### Provided material:
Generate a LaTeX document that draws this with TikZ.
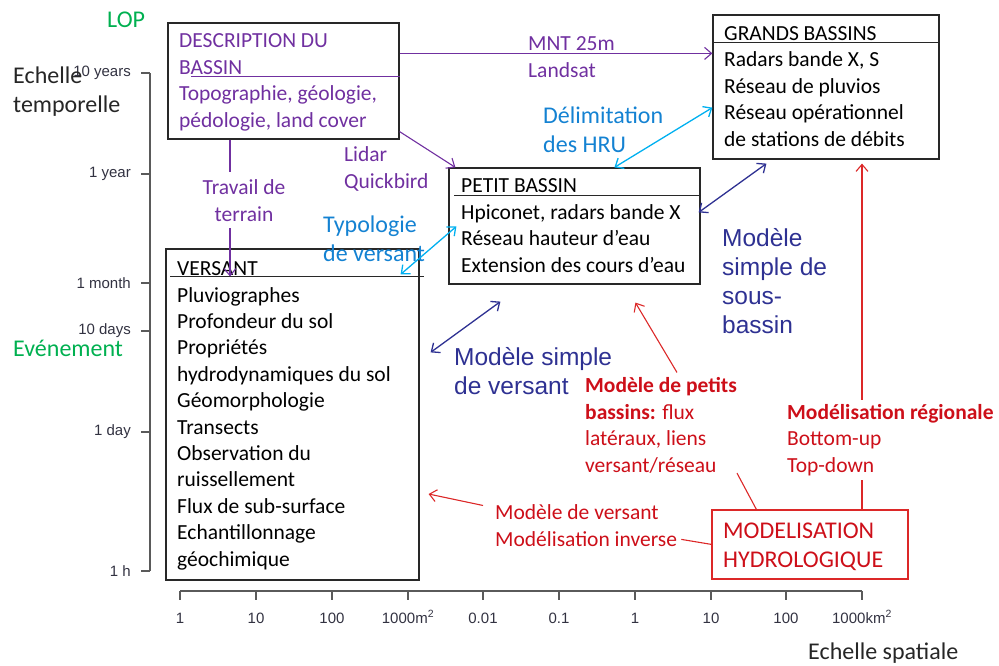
\documentclass[tikz,border=0pt]{standalone}
\usepackage{fontspec}
\setmainfont{Carlito}
\newfontfamily\arialf{Liberation Sans}
\usetikzlibrary{arrows.meta,calc}
\definecolor{purp}{RGB}{112,48,160}
\definecolor{cyanarr}{RGB}{0,176,240}
\definecolor{cyantxt}{RGB}{20,130,210}
\definecolor{navyb}{RGB}{46,49,146}
\definecolor{redd}{RGB}{205,15,25}
\definecolor{redarr}{RGB}{220,40,40}
\definecolor{grn}{RGB}{0,176,80}
\definecolor{axisg}{RGB}{90,90,90}
\definecolor{axist}{RGB}{50,50,65}
\definecolor{boxb}{RGB}{40,40,40}
\begin{document}
\begin{tikzpicture}[x=1pt,y=-1pt,
  box/.style={draw=boxb, line width=1.2pt, rectangle, inner sep=0pt},
  lbl/.style={inner sep=0pt, anchor=base west, align=left, font=\fontsize{21.5}{26.4}\selectfont},
  lblb/.style={inner sep=0pt, anchor=base west, align=left, font=\fontsize{24}{29}\selectfont},
  navyl/.style={inner sep=0pt, anchor=base west, align=left, text=navyb, font=\arialf\fontsize{24.5}{29}\selectfont},
  ticklbl/.style={inner sep=0pt, text=axist, font=\arialf\fontsize{15}{18}\selectfont},
  arr/.style={-{Straight Barb[length=7pt,width=12pt]}, line width=1.1pt},
  darr/.style={{Straight Barb[length=7pt,width=12pt]}-{Straight Barb[length=7pt,width=12pt]}, line width=1.3pt},
  rline/.style={redarr, line width=1.1pt}
]
\useasboundingbox (0,0) rectangle (999,665);

% ---------- axes ----------
\draw[axisg, line width=1.3pt] (150,73) -- (150,571);
\foreach \yy/\tt/\nn in {73/10 years/a, 174/1 year/b, 283/1 month/c, 331/10 days/d, 432/1 day/e, 571/1 h/f}{
  \draw[axisg, line width=1.3pt] (141,\yy) -- (150,\yy);
  \node[ticklbl, anchor=east] (yl\nn) at (131,\yy) {\tt};
}
\draw[axisg, line width=1.3pt] (180,591) -- (862,591);
\foreach \xx/\tt/\nn in {180/1/a, 256/10/b, 332/100/c, 408/1000m\textsuperscript{2}/d, 483/0.01/e, 559/0.1/f, 635/1/g, 711/10/h, 786/100/i, 862/1000km\textsuperscript{2}/j}{
  \draw[axisg, line width=1.3pt] (\xx,591) -- (\xx,600);
  \node[ticklbl, anchor=base] (xl\nn) at (\xx,623) {\tt};
}

% ---------- axis titles ----------
\node[lblb, text=black!85] (echt) at (13,112) {Echelle\\temporelle};
\node[lblb, text=black!85] (echs) at (808,659) {Echelle spatiale};
\node[lblb, text=grn] (lop) at (107,27) {LOP};
\node[lblb, text=grn] (evt) at (13,356) {Evénement};

% ---------- boxes ----------
\node[box, minimum width=231pt, minimum height=116pt] (desc) at (283.5,81) {};
\node[box, minimum width=226pt, minimum height=144pt] (grands) at (826,87) {};
\node[box, minimum width=251pt, minimum height=116pt] (petit) at (574.5,226) {};
\node[box, minimum width=253pt, minimum height=331pt] (versant) at (292.5,414.5) {};
\node[draw=redarr, line width=1.2pt, rectangle, inner sep=0pt, minimum width=196pt, minimum height=69pt] (modhyd) at (810,544.5) {};

% header lines
\draw[purp, line width=1pt] ($(desc.north west)+(24,54)$) -- ($(desc.north east)+(0,54)$);
\draw[boxb, line width=1.2pt] ($(grands.north west)+(0,28)$) -- ($(grands.north east)+(0,28)$);
\draw[boxb, line width=1.2pt] ($(petit.north west)+(6,28)$) -- ($(petit.north east)+(0,28)$);
\draw[boxb, line width=1.2pt] ($(versant.north west)+(5,28)$) -- ($(versant.north east)+(4,28)$);

% box texts (anchor = baseline of the last line)
\node[lbl, text=purp] (desct) at (179,127) {DESCRIPTION DU\\BASSIN\\Topographie, géologie,\\pédologie, land cover};
\node[lbl] (grandst) at (724,146) {GRANDS BASSINS\\Radars bande X, S\\Réseau de pluvios\\Réseau opérationnel\\de stations de débits};
\node[lbl] (petitt) at (461,272) {PETIT BASSIN\\Hpiconet, radars bande X\\Réseau hauteur d’eau\\Extension des cours d’eau};
\node[lbl] (versantt) at (177,566) {VERSANT\\Pluviographes\\Profondeur du sol\\Propriétés\\hydrodynamiques du sol\\Géomorphologie\\Transects\\Observation du\\ruissellement\\Flux de sub-surface\\Echantillonnage\\géochimique};
\node[lblb, text=redd] (modhydt) at (723,567) {MODELISATION\\HYDROLOGIQUE};

% ---------- labels ----------
\node[lbl, text=purp] (mnt) at (528,77) {MNT 25m\\Landsat};
\node[lbl, text=purp] (lidar) at (344,188) {Lidar\\Quickbird};
\node[lbl, text=purp, align=center, anchor=base, inner ysep=7pt] (travail) at (244,221) {Travail de\\terrain};
\node[lblb, text=cyantxt] (delim) at (543,152) {Délimitation\\des HRU};
\node[lblb, text=cyantxt] (typo) at (323,261) {Typologie\\de versant};
\node[navyl] (msv) at (454,394) {Modèle simple\\de versant};
\node[navyl] (msb) at (722,333) {Modèle\\simple de\\sous-\\bassin};
\node[lbl, text=redd] (petits) at (585,472) {\textbf{Modèle de petits}\\\textbf{bassins:} flux\\latéraux, liens\\versant/réseau};
\node[lbl, text=redd, inner ysep=4pt] (regional) at (787,472) {\textbf{Modélisation régionale}\\Bottom-up\\Top-down};
\node[lbl, text=redd] (modver) at (495,546) {Modèle de versant\\Modélisation inverse};

% ---------- connectors ----------
\draw[arr, purp] ($(desc.north east)+(0,31)$) -- ($(grands.north west)+(0,39)$);
\draw[arr, purp] ($(desc.south east)+(0,-8)$) -- ($(petit.north west)+(7,0)$);
\coordinate (tvx) at (230,0);
\draw[purp, line width=1.1pt] (desc.south -| tvx) -- (travail.north -| tvx);
\draw[arr, purp] (travail.south -| tvx) -- ($(versant.north -| tvx)+(0,28)$);

\draw[darr, cyanarr] ($(petit.north west)+(166,0)$) -- ($(grands.south west)+(0,-52)$);
\draw[darr, cyanarr] ($(versant.north east)+(-19,26)$) -- ($(petit.north west)+(8,59)$);

\draw[darr, navyb] ($(petit.north east)+(-2,45)$) -- ($(grands.south west)+(54,4)$);
\draw[darr, navyb] ($(versant.north east)+(11,104)$) -- ($(petit.south west)+(52,17)$);

\draw[arr, redarr] ($(petits.north west)+(92,-5)$) -- ($(petit.south west)+(187,18)$);
\draw[rline] ($(modhyd.north west)+(45,0)$) -- ($(petits.south west)+(152,0)$);
\coordinate (rgx) at (862,0);
\draw[rline] (modhyd.north -| rgx) -- (regional.south -| rgx);
\draw[arr, redarr] (regional.north -| rgx) -- ($(grands.south -| rgx)+(0,4)$);
\draw[rline] ($(modhyd.north west)+(0,35)$) -- ($(modver.south east)+(4,-7)$);
\draw[arr, redarr] ($(modver.north west)+(-12,1)$) -- ($(versant.east)+(9,79.5)$);
\end{tikzpicture}
\end{document}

### Given problem:
Write out an exact copy of the listing, first line through the line containing "(0,0) rectangle (999,665);", with the pictures left out.

### Solution below:
Generate a LaTeX document that draws this with TikZ.
\documentclass[tikz,border=0pt]{standalone}
\usepackage{fontspec}
\setmainfont{Carlito}
\newfontfamily\arialf{Liberation Sans}
\usetikzlibrary{arrows.meta,calc}
\definecolor{purp}{RGB}{112,48,160}
\definecolor{cyanarr}{RGB}{0,176,240}
\definecolor{cyantxt}{RGB}{20,130,210}
\definecolor{navyb}{RGB}{46,49,146}
\definecolor{redd}{RGB}{205,15,25}
\definecolor{redarr}{RGB}{220,40,40}
\definecolor{grn}{RGB}{0,176,80}
\definecolor{axisg}{RGB}{90,90,90}
\definecolor{axist}{RGB}{50,50,65}
\definecolor{boxb}{RGB}{40,40,40}
\begin{document}
\begin{tikzpicture}[x=1pt,y=-1pt,
  box/.style={draw=boxb, line width=1.2pt, rectangle, inner sep=0pt},
  lbl/.style={inner sep=0pt, anchor=base west, align=left, font=\fontsize{21.5}{26.4}\selectfont},
  lblb/.style={inner sep=0pt, anchor=base west, align=left, font=\fontsize{24}{29}\selectfont},
  navyl/.style={inner sep=0pt, anchor=base west, align=left, text=navyb, font=\arialf\fontsize{24.5}{29}\selectfont},
  ticklbl/.style={inner sep=0pt, text=axist, font=\arialf\fontsize{15}{18}\selectfont},
  arr/.style={-{Straight Barb[length=7pt,width=12pt]}, line width=1.1pt},
  darr/.style={{Straight Barb[length=7pt,width=12pt]}-{Straight Barb[length=7pt,width=12pt]}, line width=1.3pt},
  rline/.style={redarr, line width=1.1pt}
]
\useasboundingbox (0,0) rectangle (999,665);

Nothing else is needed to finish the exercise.